Rivitalizzazione urbana, la speranza Detroit
Detroit è una città che con la crisi del mercato dell’auto ha conosciuto un crollo verticale e velocissimo. Negli Stati Uniti, per darvi un’idea, si dice che non hai conosciuto davvero la povertà se non ti sei fatto un giro nelle periferie di Detroit. In questa situazione, in realtà ancora molto annebbiata e in cui si fatica a individuare degli indizi che possano far pensare a un cambiamento repentino, è innegabile che qualcosa si stia muovendo e che sia in atto un processo di rivitalizzazione urbana. Questa è una storia che nasce e si sviluppa a Detroit, ma è una storia che potrebbe essere raccontata per qualsiasi periferia in un’epoca di crisi. Da Roma sud a Milano Nord.
Agricoltori di città, gli artefici della rivitalizzazione urbana
Si stima che gli agricoltori urbani siano in crescita nei sobborghi di Detroit e che circa 1.500 di loro coltivino ogni anno, lì dove prima c’erano case e parchi, la bellezza di 400 mila chili di prodotti freschi, frutti della terra della zona metropolitana.
Detroit non ha certo carenza di terreni (abbandonati o confiscati che siano) divenuti di proprietà della città, ma accedervi può risultare più difficile del previsto. In un città abbandonata a se stessa? Non si direbbe ma questo è quello che trapela dalle lamentele di chi vorrebbe comprare più terra ma è costretto ad attendere i tempi del Land Bank di Detroit che detiene 95,387 appezzamenti di proprietà.

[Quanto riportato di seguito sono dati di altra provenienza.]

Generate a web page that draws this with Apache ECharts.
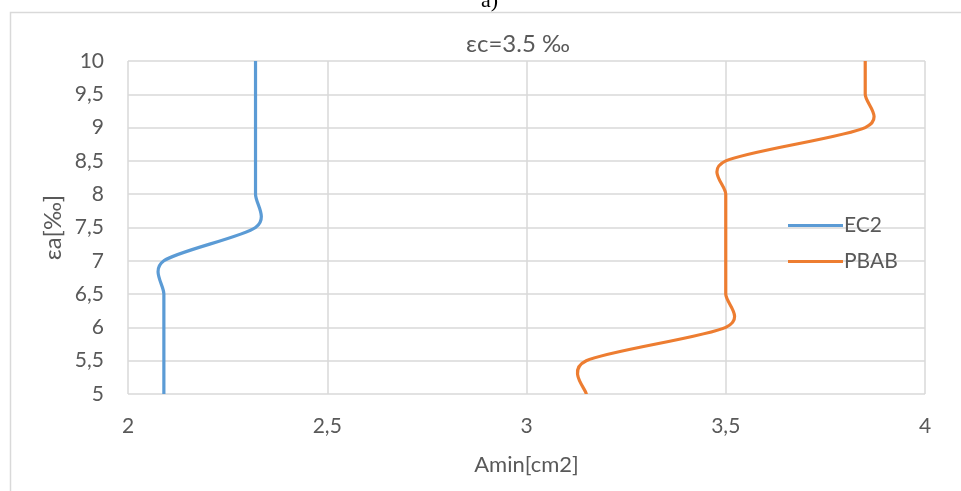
<!DOCTYPE html>
<html>
<head>
<meta charset="utf-8">
<style>
  html, body { margin: 0; padding: 0; background: #fff; }
  #chart { width: 961px; height: 491px; }
</style>
<script src="https://cdn.jsdelivr.net/npm/echarts@6/dist/echarts.min.js"></script>
</head>
<body>
<div id="chart"></div>
<script>
// Strain levels εa [‰] at which the minimum reinforcement was computed
const strainLevels = [5, 5.5, 6, 6.5, 7, 7.5, 8, 8.5, 9, 9.5, 10];
// Amin [cm2] per method
const ec2Values  = [2.09, 2.09, 2.09, 2.09, 2.09, 2.32, 2.32, 2.32, 2.32, 2.32, 2.32];
const pbabValues = [3.15, 3.15, 3.5, 3.5, 3.5, 3.5, 3.5, 3.5, 3.85, 3.85, 3.85];
const seriesNames = ['EC2', 'PBAB'];
const seriesColors = ['#5B9BD5', '#ED7D31'];
const xTicks = { min: 2, max: 4, step: 0.5 };
const yTicks = { min: 5, max: 10, step: 0.5 };

const pairs = (xs) => xs.map((x, i) => [x, strainLevels[i]]);
const fmt = (v) => String(v).replace('.', ',');

const font = 'Lato, "Open Sans", sans-serif';
const grey = '#595959';
const gridGrey = '#d9d9d9';

// Smoothed scatter line: cubic Bézier through every point (Catmull-Rom style tangents),
// with points placed by the chart's own coordinate system.
const TENSION = 1 / 7;
function smoothPath(api, data) {
  const p = data.map((d) => api.coord(d));
  let path = 'M' + p[0][0] + ',' + p[0][1];
  for (let i = 0; i < p.length - 1; i++) {
    const p0 = p[Math.max(i - 1, 0)];
    const p1 = p[i];
    const p2 = p[i + 1];
    const p3 = p[Math.min(i + 2, p.length - 1)];
    const c1 = [p1[0] + (p2[0] - p0[0]) * TENSION, p1[1] + (p2[1] - p0[1]) * TENSION];
    const c2 = [p2[0] - (p3[0] - p1[0]) * TENSION, p2[1] - (p3[1] - p1[1]) * TENSION];
    path += ' C' + c1[0] + ',' + c1[1] + ' ' + c2[0] + ',' + c2[1] + ' ' + p2[0] + ',' + p2[1];
  }
  return path;
}

function curveSeries(name, data, color) {
  return {
    name: name,
    type: 'custom',
    data: data,
    encode: { x: 0, y: 1 },
    itemStyle: { color: color },
    clip: false,
    renderItem: function (params, api) {
      if (params.dataIndex !== 0) return null;
      return {
        type: 'path',
        shape: { pathData: smoothPath(api, data) },
        style: { fill: 'none', stroke: color, lineWidth: 3.2, lineJoin: 'round', lineCap: 'butt' }
      };
    }
  };
}

const legendIcon = 'path://M0,0 L55,0 L55,3 L0,3 Z';

const chart = echarts.init(document.getElementById('chart'), null, { renderer: 'canvas' });
chart.setOption({
  backgroundColor: '#fff',
  animation: false,
  textStyle: { fontFamily: font },
  title: {
    text: 'εc=3.5 ‰',
    left: 513,
    top: 27,
    textAlign: 'center',
    textStyle: { fontFamily: font, fontSize: 24, fontWeight: 'normal', color: grey }
  },
  graphic: [
    {
      type: 'rect',
      shape: { x: 10.5, y: 12.5, width: 960, height: 500 },
      style: { fill: 'none', stroke: gridGrey, lineWidth: 1.5 },
      silent: true
    },
    {
      type: 'text',
      left: 481,
      top: -10,
      style: { text: 'a)', font: '22px "Liberation Serif", serif', fill: '#000' }
    }
  ],
  grid: { left: 128, right: 36, top: 61, bottom: 97 },
  legend: {
    orient: 'vertical',
    left: 788,
    top: 215,
    padding: 0,
    itemWidth: 55,
    itemHeight: 3,
    itemGap: 15,
    textStyle: { fontFamily: font, fontSize: 21, color: grey, padding: [0, 0, 0, -4] },
    data: seriesNames.map((n, i) => ({ name: n, icon: legendIcon, itemStyle: { color: seriesColors[i] } }))
  },
  xAxis: {
    type: 'value',
    min: xTicks.min,
    max: xTicks.max,
    interval: xTicks.step,
    name: 'Amin[cm2]',
    nameLocation: 'middle',
    nameGap: 60,
    nameMoveOverlap: false,
    nameTextStyle: { fontFamily: font, fontSize: 22, color: grey },
    axisLine: { show: false },
    axisTick: { show: false },
    axisLabel: { margin: 22, fontSize: 21, color: grey, fontFamily: font, formatter: fmt },
    splitLine: { show: true, lineStyle: { color: gridGrey, width: 1.5 } }
  },
  yAxis: {
    type: 'value',
    min: yTicks.min,
    max: yTicks.max,
    interval: yTicks.step,
    name: 'εa[‰]',
    nameLocation: 'middle',
    nameGap: 63,
    nameMoveOverlap: false,
    nameTextStyle: { fontFamily: font, fontSize: 24, color: grey },
    axisLine: { show: false },
    axisTick: { show: false },
    axisLabel: { margin: 24, fontSize: 21, color: grey, fontFamily: font, formatter: fmt },
    splitLine: { show: true, lineStyle: { color: gridGrey, width: 1.5 } }
  },
  series: [
    curveSeries(seriesNames[0], pairs(ec2Values), seriesColors[0]),
    curveSeries(seriesNames[1], pairs(pbabValues), seriesColors[1])
  ]
});
</script>
</body>
</html>
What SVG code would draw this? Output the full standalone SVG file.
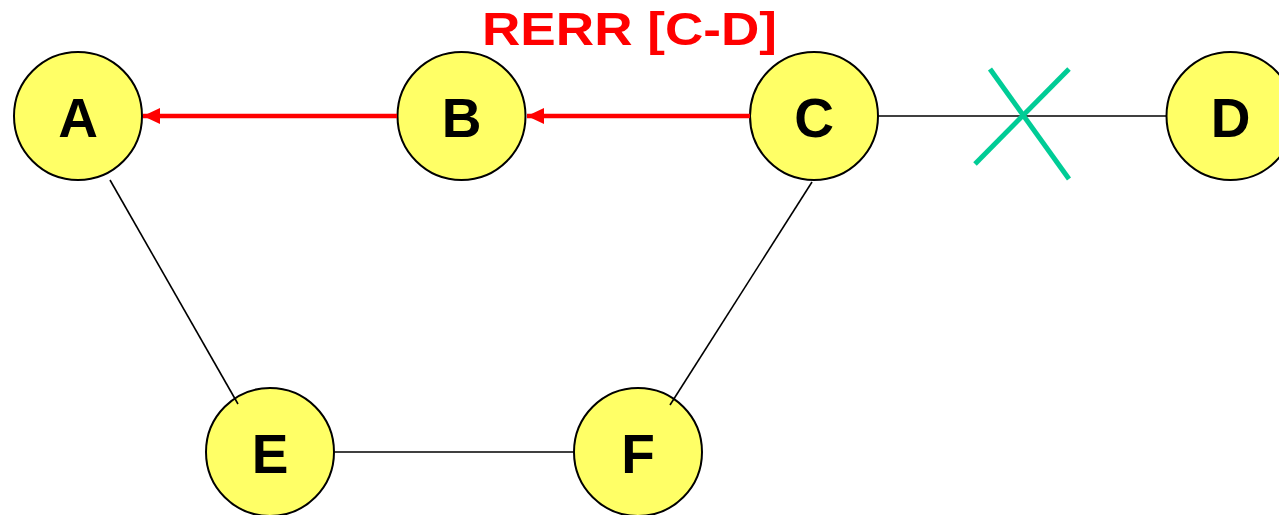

La paura degli agricoltori è che si stia aspettando una ripresa per vendere a un costo maggiore questi appezzamenti, ma la domanda poi è inevitabile: che ne sarà nel bel mezzo di una nuova speculazione edilizia di chi sta tenendo vivo un tessuto sociale attraverso l’agricoltura, l’allevamento e la rivitalizzazione urbana?
Il trend del decennio
Anche se l’agricoltura è stata a lungo una elemento fondamentale per tenere compatto il tessuto di Detroit, la sua popolarità è aumentata vertiginosamente negli ultimi dieci anni e mezzo. Nel 2000, c’erano circa 80 aziende agricole entro i confini della città; oggi, sono quasi 1.500. Questi spazi sono diversi e sono distribuiti in tutta la città e in tutte le direzioni con mille sfumature diverse e ognuno con le sue caratteristiche.
Ci sono ovviamente degli spazi riconvertiti per generare profitto e altri senza fini di lucro col solo scopo di rendere una città quasi morta un po’ più bella, sicura, banalmente, anche se banale non lo è per nulla: vivibile. Questi nuovi contadini urbani non rispecchiano un particolare identikit ma sono invece lo specchio di una città eterogenea e variegata per sesso, razza e posizione socio economica.
Un circolo virtuoso è possibile
Diversi architetti del paesaggio vedono in Detroit una grande potenziale, una possibilità per le aziende agricole per mettersi in regola e oltre al benessere ambientale creare anche un circolo virtuoso capace di generare lavoro, reddito e benessere.
“È semplicemente in corso un atto di rivitalizzazione urbana e di resistenza“: lo afferma Devita Davison il marketing manager e direttore della comunicazione del FoodLab Detroit, un programma di incubatore per gli imprenditori alimentari locali. Qui la cavalleria non è venuti a salvarli, dice, e ci hanno dovuto pensare da soli.
Non è un paese per zombi
Non si tratta di un Paese abbandonato agli zombi, anche se a guardare molte foto sembra di stare più sul set di “The walking dead” che in un ex impero dell’automobile made in USA, ma tant’è. Tra scappare e rimanere e tra rimanere e delinquere c’è chi ha deciso di restare e provare a resistere, gettando i semi, in ogni senso per far rinascere qualcosa di buono e di migliore. La domanda però non possiamo non farcela ed semplice e una soltanto: dov’era l’amministrazione mentre una Città famosa in tutto il mondo diventava piano piano un sobborgo fantasma? Qualcuno tutto questo lo ha evidentemente permesso.